- Leader: Iosif Baratashvili
- Founded: April 1904
- Dissolved: September 1924
- Newspaper: Sakartvelo
- Ideology: Left-wing nationalism Democratic socialism Federalism
- Political position: Left-wing
- Constituent Assembly of Georgia: 8 / 130

= Georgian Socialist-Federalist Revolutionary Party =

Former political party in Georgia

The Georgian Socialist-Federalist Revolutionary Party (საქართველოს სოციალისტ-ფედერალისტთა სარევოლუციო პარტია) was a Georgian nationalist party, founded in April 1904. The party's program demanded the national autonomy of Georgia from the Russian Empire under a democratic socialist system, which was seen as a stepping stone to achieving Georgia's full independence from Russia.

Mainly based in the rural areas, the party's membership was almost entirely drawn from the peasantry and the petty gentry. The political profile of the party had an appeal amongst moderately nationalist intellectuals, schoolteachers and students. The party strived that agricultural issues not be decided by central authorities, but by autonomous national institutions. The party published the periodical Sakartvelo (the Georgian term for "Georgia").

==History==
According to Boris Souvarine, the party accepted arms from Japan to fight against the Russian state during the Russo-Japanese war. The party was one of very few oppositional groups in the Russian empire to accept such aid.

The party conducted a series of robberies in the Caucasus. In April 1906, it managed to rob the Dusheti treasury, taking a bounty of at least 315,000 rubles. The bulk of the stolen money allegedly stayed with Leo Keresselidze, the organizer of the robbery, who took it with him as he went into exile. However, at least 100,000 were disbursed to the moderate wing of the party and largely spent on publishing literature. Not everyone within the party was content with how the funds were distributed, which was apparently what led to the organizers of the robbery being reported to the Tsarist gendarmerie in Tiflis.

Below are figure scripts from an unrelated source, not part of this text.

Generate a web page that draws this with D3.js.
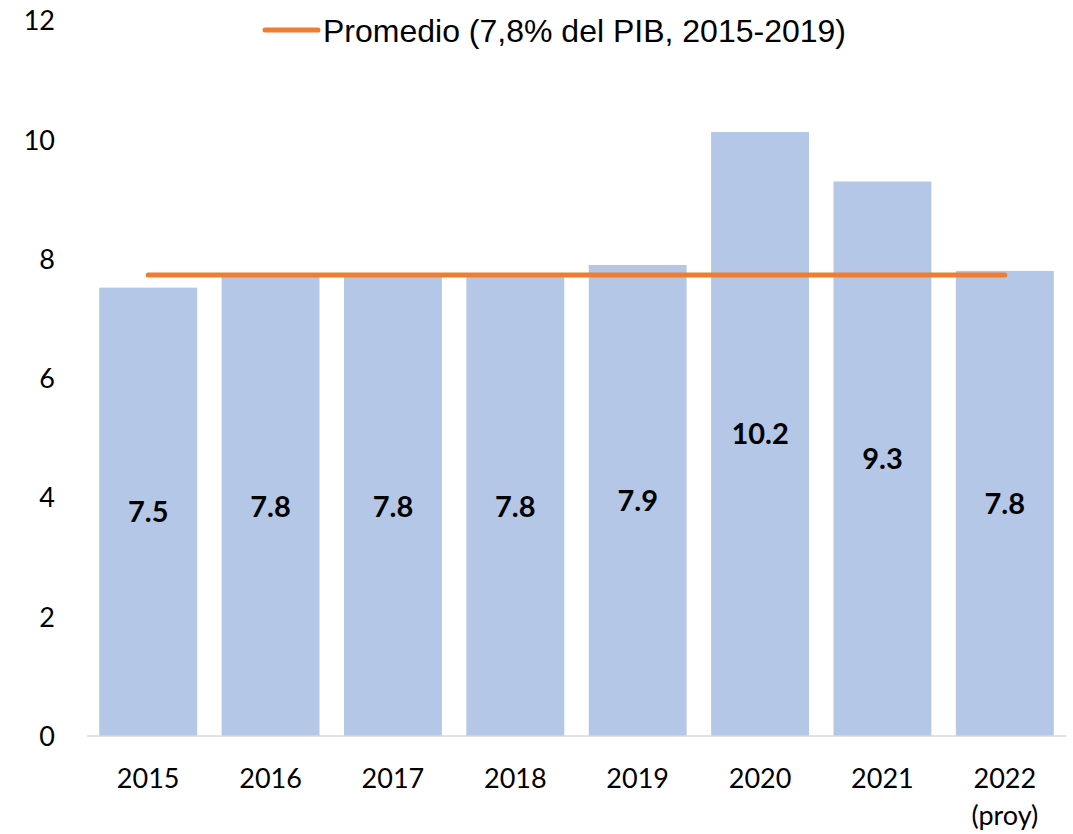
<!DOCTYPE html>
<html><head><meta charset="utf-8">
<script src="https://cdn.jsdelivr.net/npm/d3@7"></script>
<style>body{margin:0;background:#fff}svg{display:block}</style>
</head><body>
<svg id="c" width="1073" height="834"></svg>
<script>
const categories = ["2015","2016","2017","2018","2019","2020","2021","2022\n(proy)"];
const values = [7.52, 7.70, 7.70, 7.70, 7.90, 10.13, 9.30, 7.80];
const valueLabels = ["7.5","7.8","7.8","7.8","7.9","10.2","9.3","7.8"];
const averageValue = 7.73;
const legendLabel = "Promedio (7,8% del PIB, 2015-2019)";
const yTicks = [0,2,4,6,8,10,12];

const svg = d3.select("#c");
const x = d3.scaleBand().domain(categories).range([87,1066]).paddingInner(0.2).paddingOuter(0.1);
const y = d3.scaleLinear().domain([0,12]).range([736,20.5]);

// bars
svg.append("g").selectAll("rect").data(values).join("rect")
  .attr("x",(d,i)=>x(categories[i])).attr("width",x.bandwidth())
  .attr("y",d=>y(d)).attr("height",d=>y(0)-y(d)).attr("fill","#b4c7e7");

// baseline
svg.append("line").attr("x1",87).attr("x2",1066).attr("y1",y(0)).attr("y2",y(0))
  .attr("stroke","#d9d9d9").attr("stroke-width",1.5);

// y axis
const yAxis = svg.append("g").attr("transform","translate(55,0)")
  .call(d3.axisLeft(y).tickValues(yTicks).tickSize(0).tickPadding(0).tickFormat(d3.format("d")));
yAxis.select(".domain").remove();
yAxis.selectAll("text").attr("font-family","Lato").attr("font-size",27).attr("fill","#000")
  .attr("dy","0.35em");

// x axis labels
const xl = svg.append("g").selectAll("text").data(categories).join("text")
  .attr("x",d=>x(d)+x.bandwidth()/2).attr("y",788)
  .attr("text-anchor","middle").attr("font-family","Lato").attr("font-size",27).attr("fill","#000");
xl.each(function(d){
  const lines = d.split("\n");
  const t = d3.select(this);
  lines.forEach((l,i)=>t.append("tspan").attr("x",x(d)+x.bandwidth()/2).attr("dy",i?37:0).text(l));
});

// value labels
svg.append("g").selectAll("text").data(values).join("text")
  .attr("x",(d,i)=>x(categories[i])+x.bandwidth()/2)
  .attr("y",d=>(y(0)+y(d))/2).attr("dy","0.36em")
  .attr("text-anchor","middle").attr("font-family","Lato").attr("font-weight","bold")
  .attr("font-size",29).attr("fill","#000").text((d,i)=>valueLabels[i]);

// average line
const x0 = x(categories[0])+x.bandwidth()/2, x1 = x(categories[categories.length-1])+x.bandwidth()/2;
svg.append("line").attr("x1",x0).attr("x2",x1).attr("y1",y(averageValue)).attr("y2",y(averageValue))
  .attr("stroke","#ed7d31").attr("stroke-width",5).attr("stroke-linecap","round");

// legend
svg.append("line").attr("x1",265).attr("x2",318).attr("y1",30).attr("y2",30)
  .attr("stroke","#ed7d31").attr("stroke-width",5).attr("stroke-linecap","round");
svg.append("text").attr("x",323).attr("y",42).attr("font-family","Liberation Sans, Arial")
  .attr("font-size",32).attr("fill","#000").text(legendLabel);
</script>
</body></html>
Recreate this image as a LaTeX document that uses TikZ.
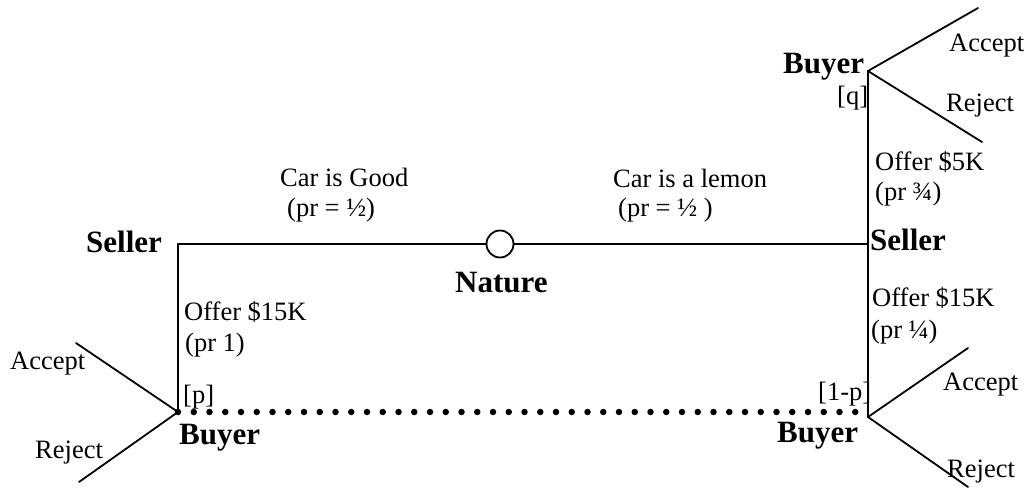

In November 1904, the party took part in a conference of oppositional groups in Paris, where the 'Paris agreement' of struggle against autocracy was adopted. The party was represented at the conference by Dekanozov and Gabuniya. Other participating organizations were the Socialist-Revolutionary Party, the Polish Socialist Party, the Polish National League, the Finnish Party of Active Resistance, the Latvian Social Democratic Workers Party, the Armenian Revolutionary Federation, the Union of Liberation. The conference adopted a declaration called for the establishment of a democratic regime in Russia (although not specifying if it was to be monarchic or republican), but could not agree on the formation of a joint central bureau for the oppositional forces. In April 1905, the Socialist-Federalists, the Socialist Union of White Russia and several of the groups that had participated in the Paris conference (Armenian Revolutionary Federation, Socialist-Revolutionaries, Finnish Party of Active Resistance, Latvian Social Democratic Workers Union) met in Geneva and formed the General Fighting Committee, striving to establish constituent assemblies for Russia, Poland and Finland.

In the first Duma election, the Socialist-Federalist Iosif Baratov won a seat from Tiflis. The party had formed an electoral bloc ahead of the polls, together with the Georgian Democratic Party and the Radical Party. Later, the party was able to capture the majority seats from Georgia in the Second Duma.

In 1907, the party adopted the policy of extraterritorial national-cultural autonomy, that an individual would enjoy cultural and national autonomy no matter where in the Empire they would reside.

After the 1917 October Revolution, the party formed an anti-Soviet bloc along with the Georgian Mensheviks, the Armenian Revolutionary Federation ("Dashnaks") and the Azeri Musavat Party. The bloc received support from Central Powers, and later, by the Entente. In the 1917 Russian Constituent Assembly election, the list of the party obtained 22,754 votes (0.93% of the votes in the Transcaucasus electoral district). After the Georgian independence, the party received 6,66% of the vote and 8 seats in the 1919 Georgian parliamentary election.

The party later formed the Committee for Independence of Georgia with the National Democrats and Mensheviks, and attempted to launch an armed uprising against Soviet power in October 1923.